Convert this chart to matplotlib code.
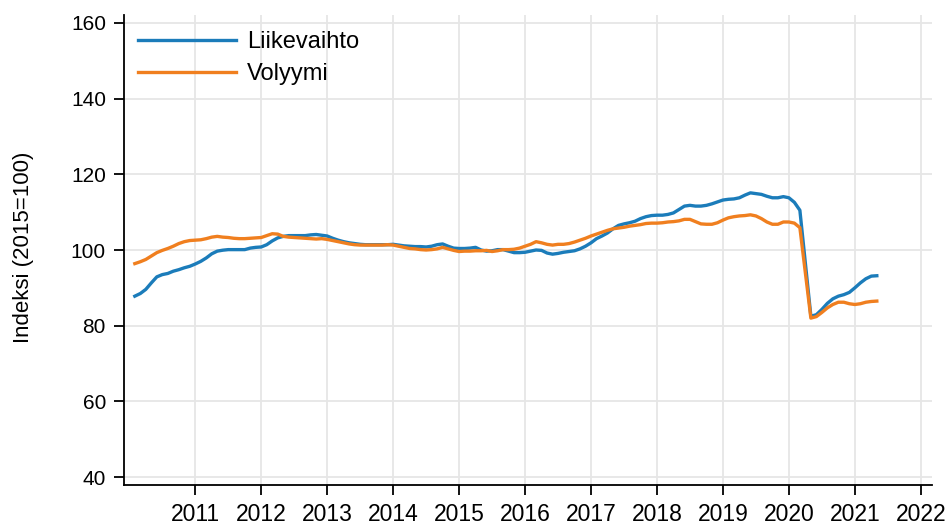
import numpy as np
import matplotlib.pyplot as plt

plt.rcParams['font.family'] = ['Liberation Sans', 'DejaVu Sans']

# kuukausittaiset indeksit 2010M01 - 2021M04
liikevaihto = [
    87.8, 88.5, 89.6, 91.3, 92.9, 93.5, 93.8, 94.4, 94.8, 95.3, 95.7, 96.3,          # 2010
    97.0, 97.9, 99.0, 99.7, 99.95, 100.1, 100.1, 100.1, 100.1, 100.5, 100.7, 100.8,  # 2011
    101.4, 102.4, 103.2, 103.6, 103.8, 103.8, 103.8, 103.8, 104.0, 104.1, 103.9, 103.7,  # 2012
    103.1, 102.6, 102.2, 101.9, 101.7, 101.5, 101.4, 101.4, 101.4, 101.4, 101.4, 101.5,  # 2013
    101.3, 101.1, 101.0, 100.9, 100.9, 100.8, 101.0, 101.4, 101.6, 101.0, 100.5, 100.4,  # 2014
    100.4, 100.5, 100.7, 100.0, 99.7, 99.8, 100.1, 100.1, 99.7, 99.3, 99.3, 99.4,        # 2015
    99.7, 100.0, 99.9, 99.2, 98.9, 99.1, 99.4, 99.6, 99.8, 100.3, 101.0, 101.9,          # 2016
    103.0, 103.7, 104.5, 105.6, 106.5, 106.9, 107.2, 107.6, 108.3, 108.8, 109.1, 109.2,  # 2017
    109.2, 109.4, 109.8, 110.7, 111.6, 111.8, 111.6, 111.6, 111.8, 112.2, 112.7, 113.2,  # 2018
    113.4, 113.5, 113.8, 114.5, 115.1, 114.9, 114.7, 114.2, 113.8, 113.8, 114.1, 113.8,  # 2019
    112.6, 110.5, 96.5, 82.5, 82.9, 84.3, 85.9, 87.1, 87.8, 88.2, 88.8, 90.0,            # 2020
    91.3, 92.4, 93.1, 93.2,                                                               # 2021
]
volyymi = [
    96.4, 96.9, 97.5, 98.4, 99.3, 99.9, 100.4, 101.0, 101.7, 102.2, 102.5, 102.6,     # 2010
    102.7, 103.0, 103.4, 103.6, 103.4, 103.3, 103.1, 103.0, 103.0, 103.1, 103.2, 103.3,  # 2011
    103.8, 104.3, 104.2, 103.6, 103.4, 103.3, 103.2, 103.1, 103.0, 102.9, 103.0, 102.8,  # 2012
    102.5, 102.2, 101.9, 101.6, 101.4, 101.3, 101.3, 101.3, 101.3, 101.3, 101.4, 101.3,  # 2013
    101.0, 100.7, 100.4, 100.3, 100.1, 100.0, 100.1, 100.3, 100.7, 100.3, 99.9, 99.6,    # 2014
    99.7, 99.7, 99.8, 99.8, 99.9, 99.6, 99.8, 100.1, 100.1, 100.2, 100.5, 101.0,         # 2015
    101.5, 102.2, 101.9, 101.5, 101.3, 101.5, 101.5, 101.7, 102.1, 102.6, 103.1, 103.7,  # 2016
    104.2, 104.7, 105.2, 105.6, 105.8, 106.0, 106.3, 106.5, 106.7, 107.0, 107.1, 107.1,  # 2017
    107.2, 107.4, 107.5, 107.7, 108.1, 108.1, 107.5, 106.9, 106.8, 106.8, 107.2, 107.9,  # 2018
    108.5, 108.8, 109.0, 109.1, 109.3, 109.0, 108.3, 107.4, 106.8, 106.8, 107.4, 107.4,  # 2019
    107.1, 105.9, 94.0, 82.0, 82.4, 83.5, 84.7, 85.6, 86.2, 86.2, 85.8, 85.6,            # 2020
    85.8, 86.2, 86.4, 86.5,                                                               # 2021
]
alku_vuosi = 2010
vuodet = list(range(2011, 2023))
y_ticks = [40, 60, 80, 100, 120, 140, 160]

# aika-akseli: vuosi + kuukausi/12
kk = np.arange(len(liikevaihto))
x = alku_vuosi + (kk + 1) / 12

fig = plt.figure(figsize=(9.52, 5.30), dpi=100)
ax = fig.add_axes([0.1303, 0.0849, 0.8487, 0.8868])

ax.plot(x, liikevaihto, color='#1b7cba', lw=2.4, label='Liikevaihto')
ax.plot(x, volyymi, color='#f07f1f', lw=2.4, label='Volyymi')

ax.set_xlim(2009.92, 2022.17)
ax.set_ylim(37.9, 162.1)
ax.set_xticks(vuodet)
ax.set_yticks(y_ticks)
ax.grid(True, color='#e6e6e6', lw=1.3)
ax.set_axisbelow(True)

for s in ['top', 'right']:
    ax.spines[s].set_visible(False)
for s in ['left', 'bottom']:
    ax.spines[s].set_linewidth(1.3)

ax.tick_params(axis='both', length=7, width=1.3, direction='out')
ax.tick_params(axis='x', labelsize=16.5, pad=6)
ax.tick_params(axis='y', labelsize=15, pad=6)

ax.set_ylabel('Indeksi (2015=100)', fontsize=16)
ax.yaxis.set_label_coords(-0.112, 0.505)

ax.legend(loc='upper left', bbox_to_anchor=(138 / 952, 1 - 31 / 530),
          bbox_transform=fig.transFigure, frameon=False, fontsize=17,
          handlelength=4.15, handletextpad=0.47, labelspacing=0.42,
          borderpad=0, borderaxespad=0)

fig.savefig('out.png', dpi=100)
--
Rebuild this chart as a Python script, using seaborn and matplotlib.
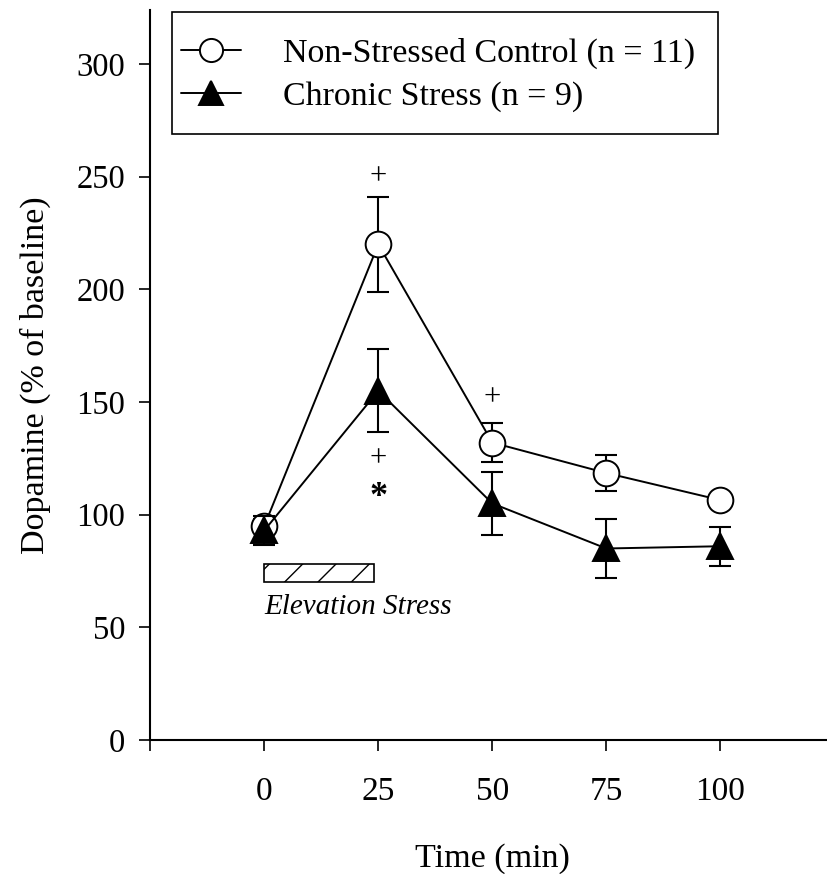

▶ _Exercise_: Leave the pictures out and copy exactly the lines from the one with "Convert this chart to matplotlib code." through the one with "plt.rcParams['font.family'] = ['Liberation", nothing more.

▶ _Final answer_:
Convert this chart to matplotlib code.
import numpy as np
import matplotlib.pyplot as plt

plt.rcParams['font.family'] = ['Liberation Sans', 'DejaVu Sans']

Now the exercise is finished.